A Star Falls On Alabama-2
Freshman Alabama Democrat Bobby Bright can be added to the possibly endangered list. Following a divisive Republican primary last year, Bright, then the mayor of Montgomery, scored a narrow (1% of the vote) victory over Republican State Rep. Jay Love. With Love leaning toward running for re-election to the state legislature rather than a re-match, Montgomery City Councilwoman Martha Roby appears to be Bright’s likely opponent. At 32, Roby would represent a new generation of young conservative GOPers in Congress that is currently exemplified by 27-year-old Rep. Aaron Schock of Illinois and 33-year-old Rep. Patrick McHenry of North Carolina.
An attorney and mother of two, Roby is a strong conservative on fiscal and cultural issues.

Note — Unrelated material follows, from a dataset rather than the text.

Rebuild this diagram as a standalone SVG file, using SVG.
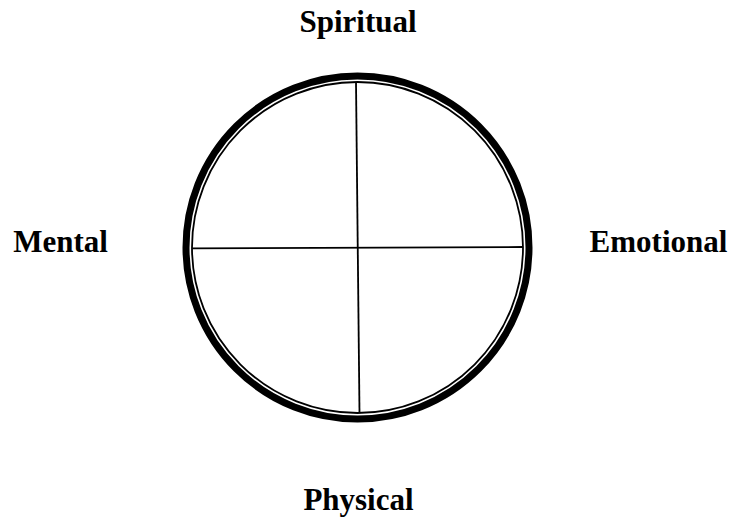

By most accounts, “Blue Dog” Democrat Bright will be a tough political customer. So far, he has cast votes that accord with the district’s conservative bent: voting against the Lily Ledbetter Fair Pay Act, which eased restrictions on workers’ filing pay discrimination lawsuits, the “stimulus” package, President Obama’s budget, and the President’s mortgage assistance legislation. He was even one of just two Democrats (the other being Georgia Rep. Jim Marshall) to vote against reauthorizing the State Children’s Health Insurance Program (SCHIP), positioning himself to the right of two of the Republican House members in the Alabama delegation (Robert Aderholt and Mike Rogers) who voted for the bill.
Working in Roby’s favor is the nature of the 2nd District: It includes Montgomery and a broad swath of rural counties, gave 63% of its votes to John McCain last year, and sent Republicans to the House from 1964 until last year without interruption.
Since moderate Republican Rep. Steve Gundersen retired in 1996, Wisconsin’s 3rd District (Eau Claire-La Crosse) has sent Democrat Ron Kind (lifetime ACU rating: 11%) to Congress. It was only in ’04 that Kind had his first stiff challenge for re-election, when the GOP nominated moderate State Sen. Dale Schultz (who drew about 43% of the vote).
This year, the 3rd District is again on the radar screen of Badger State Republicans and they have a heavyweight candidate in State Sen. Dan Kapanke, owner of the La Crosse Loggers baseball team and a U.S. Marine Corps reservist.
Noting that just over half the 19 counties in the 3rd District are in his Senate district, the 62-year-old Kapanke told me that the real difference between himself and the incumbent is experience. “I’ve spent a lifetime in the private sector, with the baseball team and as district sales manager for the Kaltenberg Seed Farms. I would never have voted to throw away money on the financial bailouts last year or the stimulus package, both of which my opponent voted for.” In addition, Kapanke’s involvement in local civic projects makes him what NRCC Chairman Sessions calls “a community leader — what we look for all the time in recruiting candidates.”
Kapanke’s wide circle of friends in the business community and local politics is likely to provide him with seed money and good grass-roots volunteers for a spirited challenge to Kind. Most significantly, a Kapanke-Kind race will almost surely provide fresh debate on the issues of government spending and huge new programs — issues that are clearly the glue that holds the conservative coalition together.